“Eating Between the Lines: A Maine Writers’ Cookbook” combines two of my favorite things: food and words. If you’re a big fat wordophile like I am, it doesn’t get any better than this.
But the obvious question is: What do writers know about cooking?
In some cases, not much.
Take, for example, Bern Porter’s Favorite Recipe. Here are the ingredients: Hershey’s Milk Chocolate Kisses wrapped individually in silver foil. Followed by that is a list of what you won’t need for this meal. “No pots, no pans, no boiling, no frying.” You get the picture. That Bern, he sure has a way with menus.
And, shall we say, a way with women, too. The little biography accompanying this well-balanced meal reads like a personal ad: “Wants female to come live with him.” Talk about a recipe for disaster. At least you wouldn’t have to worry if you could make a souffle. Every night you could just call out: “Bern, honey, would you like your Kisses wrapped or unwrapped tonight?” For special occasions, you could serve Hershey Kisses with Almonds.
Published by the Maine Writers and Publishers Alliance, a nonprofit educational organization in Brunswick, the cookbook is serious about writing and about cooking, although not always in the same recipe. Since the grassroots group has the aim of promoting the “value of literature and the art of writing,” the useful bonus is you get a book you can happily read while you’re waiting for the dough to rise.
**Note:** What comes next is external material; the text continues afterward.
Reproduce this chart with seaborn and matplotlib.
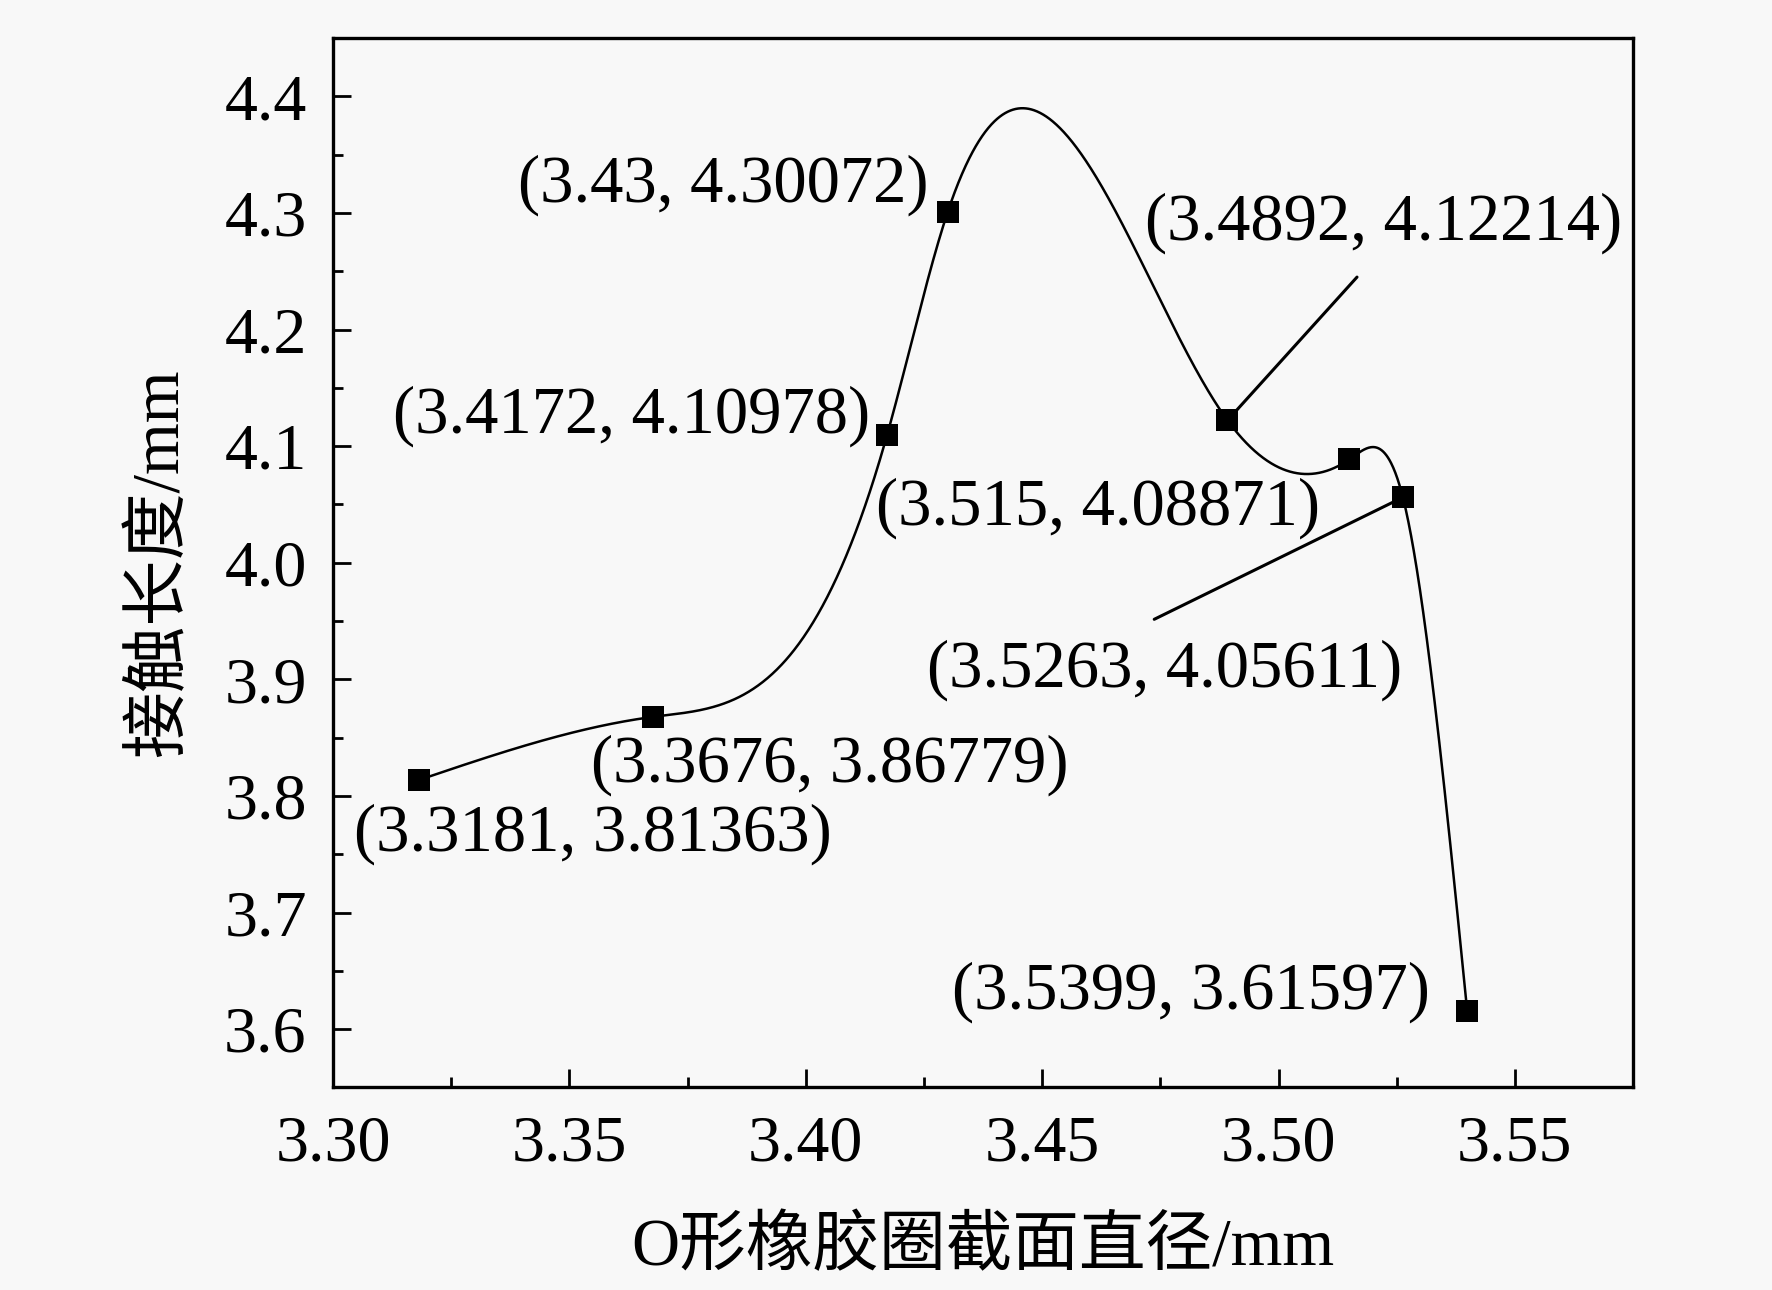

Some writers in this quirky anthology tell about how this dish or that dish became meaningful to them, or how they developed a recipe. Others, such as Dean Bennett, a naturalist writer and professor at the University of Maine at Farmington, takes a more Zen-like approach. He offers a dialogue with a reporter about delicious rolls. No, he won’t give the recipe, he says, because he has “a moral responsibility to protect the unique features of our natural heritage.”
Fair enough. At least it doesn’t come with heavy-duty responsibility, like Lee Sharkey’s Original Soup. Her recipe is simple. Boil some squash, blend it until creamy, add some water, sour cream and seasonings and top with roasted almond slices. But the bite of it is when you are eating, you have a literary obligation to be in the company of friends, who have just previously dipped apples in honey and have broken the braided loaf. Not just any braided loaf, mind you. But THE braided loaf.
The squash, Sharkey tells us in a poem, invented this recipe in its own belly. She writes: “This is the mother of soups. When you praise it, you praise her hand traveling your newborn body.” Oh great — soup that comes with instructions on cosmic digestion.
Even Stephen King finds his way into the kitchen with Lunchtime Ghoul-ash, which has a very unsatisfying plot, indeed. Brown a pound of hamburg, add two cans of Franco American Spaghetti. Eat. Talk about needing an editor. C’mon Steve, old sport: Everybody knows this recipe isn’t any good without Kool-Aid to drink.
Nearly 100 writers have contributed to this book. They write poetry (Kathleen Lignell Ellis, Betsy Sholl, Candace Stover), novels (Michael Kimball, Cathie Pelletier, Lynn Flewelling), biographies (Carol Brightman), children’s books (Robert McCloskey) and art criticism (Carl Little). They are famous (Carolyn Chute, Tess Gerritsen, Alix Kates Shulman, Marion Stocking, Janwillem van de Wetering) and they are Olympians (Joan Benoit Samuelson). (Give her a break; she wrote an autobiography, OK?)
The recipes cover every taste you could want — salmon mousse, split pea soup, apple cake, multi-grain cereal, enchiladas, fiddlehead stew, and road-kill grouse. Some of the recipes cater to a writer’s need to be distracted. For instance, Periwinkle Sauce for Pasta starts with: “Fill a child’s pail with periwinkles.” Read: You gotta be living on a secluded island for this one, pal.
Some recipes are clearly meant to relieve the writer of extracurricular burdens. Take these instructions for Spaghetti for the Single Maine Person: “Bring two quarts of water to boil.” Well, duh.
Here’s my proposal: Let’s get this crew together for dinner. Bring some food. Bring a dictionary. All in all, the tastes will balance out into a delicious 100-course potluck. Furthermore, the crowd would certainly have the potential to satisfy both the head and the belly. And frankly, what else is there?
“Eating Between the Lines: A Maine Writers’ Cookbook” costs $16 at bookstores. Proceeds benefit Maine Writers and Publishers Alliance.